Source: freeqration.com

One thing I keep telling the parents of kids with ADHD who I work with — coaching clients and online course students —is: Place the parenting rulebook in the garbage can, please. This is my No. 1 priority for parents raising kids with neuro-atypical challenges.

Your child is not a typical child. What the parenting gurus teach, and likely what you grew up learning about being a parent, applies to raising “typical” children. It’s information for the masses, for the norm. That means, these books and societal expectations of parenting are for typical children, not your child.

I grew up with the notion that success in life was a game of sequentially falling dominos, and it started with school. When you get good grades in school, you get into college. When you do well in college and get a degree, you get a good job that pays well. And a good, well-paying job equals success.

I’d be boiling over with frustration if I had that expectation for my son, a high school student with ADHD, “high-functioning” autism, and learning disabilities. With that mindset, I’d feel certain that he would never achieve success or happiness as an adult. I’d imagine a grim future for him. And, often, that negativity can turn out to be a self-fulfilling prophecy. No one wants that.
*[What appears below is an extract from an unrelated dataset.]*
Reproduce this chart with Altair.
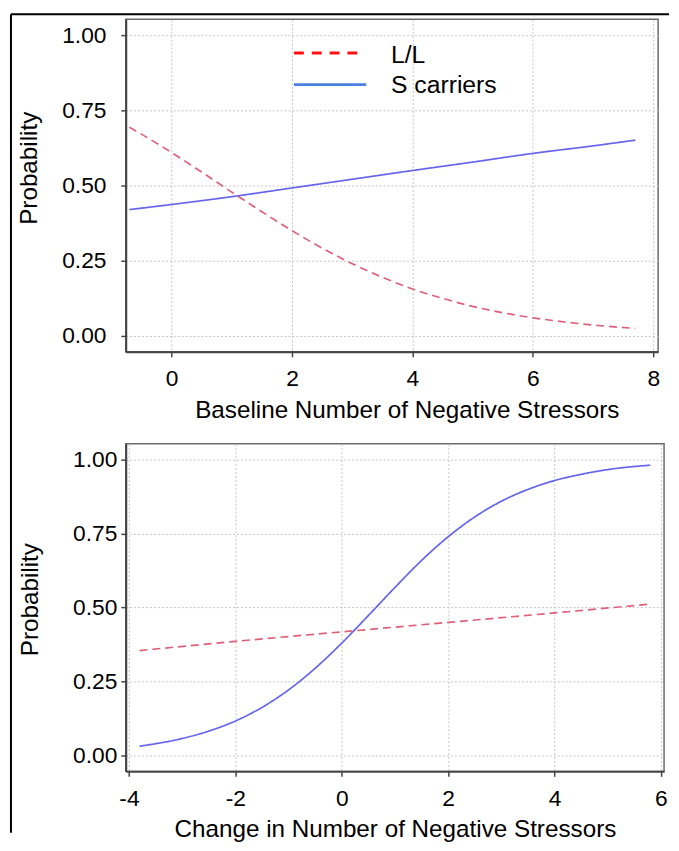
import altair as alt
import pandas as pd

series = ["L/L", "S carriers"]
colors = ["#e0607a", "#6464ec"]
legend_colors = ["#ff1010", "#4a80e0"]

# Top panel: Baseline number of negative stressors
top_x_ll = [-0.7, -0.5, 0, 0.5, 1, 1.5, 2, 2.5, 3, 3.5, 4, 4.5, 5, 5.5, 6, 6.5, 7, 7.7]
top_ll = [0.694, 0.671, 0.61, 0.545, 0.478, 0.413, 0.35, 0.292, 0.24, 0.195, 0.156, 0.125,
          0.098, 0.077, 0.06, 0.047, 0.036, 0.025]
top_x_s = [-0.7, 0, 1, 2, 3, 4, 5, 6, 7, 7.7]
top_s = [0.42, 0.437, 0.463, 0.492, 0.521, 0.55, 0.578, 0.607, 0.632, 0.651]

# Bottom panel: Change in number of negative stressors
bot_x_ll = [-3.8, -2, 0, 2, 4, 5.8]
bot_ll = [0.355, 0.386, 0.418, 0.45, 0.482, 0.512]
bot_x_s = [-3.8, -3, -2.5, -2, -1.5, -1, -0.5, 0, 0.5, 1, 1.5, 2, 2.5, 3, 3.5, 4, 4.5, 5, 5.8]
bot_s = [0.032, 0.058, 0.083, 0.117, 0.163, 0.222, 0.295, 0.38, 0.473, 0.568, 0.659, 0.739,
         0.806, 0.859, 0.899, 0.929, 0.95, 0.966, 0.981]

y_ticks = [0, 0.25, 0.5, 0.75, 1.0]
top_x_ticks = [0, 2, 4, 6, 8]
bot_x_ticks = [-4, -2, 0, 2, 4, 6]

FONT = "Liberation Sans"


def long_df(x_ll, y_ll, x_s, y_s):
    rows = [{"x": a, "p": b, "series": series[0]} for a, b in zip(x_ll, y_ll)]
    rows += [{"x": a, "p": b, "series": series[1]} for a, b in zip(x_s, y_s)]
    return pd.DataFrame(rows)


def lines(df, xdom, xticks, xtitle, w, h, ylabpad, ytitlex, ytitley, xtitlex):
    color = alt.Color("series:N", scale=alt.Scale(domain=series, range=colors), legend=None)
    dash = alt.StrokeDash("series:N", scale=alt.Scale(domain=series, range=[[8, 5], [1, 0]]), legend=None)
    xaxis = alt.Axis(values=xticks, title=xtitle, format="d", labelBaseline="alphabetic",
                     labelExpr="replace(datum.label, '\u2212', '-')",
                     labelPadding=29, titleBaseline="alphabetic", titleY=66, titleX=xtitlex)
    yaxis = alt.Axis(values=y_ticks, title="Probability", format=".2f", labelPadding=ylabpad,
                     titleX=ytitlex, titleY=ytitley)
    return alt.Chart(df).mark_line(strokeWidth=1.7, interpolate="monotone").encode(
        x=alt.X("x:Q", scale=alt.Scale(domain=xdom, nice=False, zero=False), axis=xaxis),
        y=alt.Y("p:Q", scale=alt.Scale(domain=[-0.053, 1.053], nice=False, zero=False), axis=yaxis),
        color=color,
        strokeDash=dash,
        detail="series:N",
    ).properties(width=w, height=h)


one = pd.DataFrame({"k": [0]})

top_lines = lines(long_df(top_x_ll, top_ll, top_x_s, top_s), [-0.76, 8.08], top_x_ticks,
                  "Baseline Number of Negative Stressors", 538, 336, 15, -85, 150, 284)

leg_red = alt.Chart(one).mark_rule(color=legend_colors[0], strokeWidth=3, strokeDash=[10, 8]).encode(
    x=alt.value(170), x2=alt.value(240), y=alt.value(34))
leg_blue = alt.Chart(one).mark_rule(color=legend_colors[1], strokeWidth=3).encode(
    x=alt.value(170), x2=alt.value(243), y=alt.value(66))
leg_t1 = alt.Chart(one).mark_text(align="left", baseline="alphabetic", fontSize=25, font=FONT,
                                  color="black").encode(
    x=alt.value(268), y=alt.value(44), text=alt.value(series[0]))
leg_t2 = alt.Chart(one).mark_text(align="left", baseline="alphabetic", fontSize=25, font=FONT,
                                  color="black").encode(
    x=alt.value(268), y=alt.value(74), text=alt.value(series[1]))

border_v = alt.Chart(one).mark_rule(color="black", strokeWidth=2).encode(
    x=alt.value(-116), y=alt.value(-5), y2=alt.value(822))
border_h = alt.Chart(one).mark_rule(color="black", strokeWidth=2).encode(
    x=alt.value(-116), x2=alt.value(549), y=alt.value(-5))

top = alt.layer(top_lines, leg_red, leg_blue, leg_t1, leg_t2, border_v, border_h)

bottom = lines(long_df(bot_x_ll, bot_ll, bot_x_s, bot_s), [-4.06, 6.06], bot_x_ticks,
               "Change in Number of Negative Stressors", 544, 331, 4, -84, 157, 272)

chart = alt.vconcat(top, bottom, spacing=93, bounds="flush").configure(
    padding={"left": 1, "top": 0, "right": 0, "bottom": 0},
    font=FONT,
).configure_view(
    stroke="#6a6a6a", strokeWidth=1.5
).configure_axis(
    domainColor="#444444", domainWidth=2,
    tickColor="#444444", tickWidth=1.5, tickSize=5,
    gridColor="#c4c4c4", gridDash=[2, 2], gridWidth=1,
    labelFont=FONT, labelFontSize=23, labelColor="black",
    titleFont=FONT, titleFontSize=24.5, titleFontWeight="normal", titleColor="black",
)

chart.save("out.html", embed_options={"renderer": "svg", "actions": False})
So I learned to throw out the parenting rulebook and write my own guide for who my child is — what’s true for him. I stopped expecting A’s and B’s in school, even though he has a gifted IQ. I stopped expecting him to “act his age.” I started crafting my expectations of him based on his truth, not on some parenting book written for typical kids, and not on the experiences of families around me.

As soon as I made the conscious decision to throw out the conventional parenting guides and the traditional ideas of parenting, it opened the door for parenting the way my son needs me to. It can do the same for you.

Once you recognize and accept that your child doesn’t fit that “typical” mold, you automatically look for what is specifically true for your child. You automatically start setting expectations based on that information, instead of the more traditional parenting ideas. Something beautiful happens when you set expectations for your child based on who they are and where they are today, in this moment: success, achievement, and happiness come flooding in.

When your child achieves your expectations, he or she feels successful, confident, and happy. When your child achieves your expectations, you feel confident, hopeful, and optimistic. Now you have positivity to be a self-fulfilling prophecy. Because now you changed your thinking — your mindset — about raising a child with ADHD. You’re focusing more on the good than the bad. You’re crafting a life of success and joy for your child’s future.

All parents have the same goal: raising their child to be a happy, successful adult. What that looks like and how to achieve it looks a lot different when the child has ADHD — and it is anything but “typical.”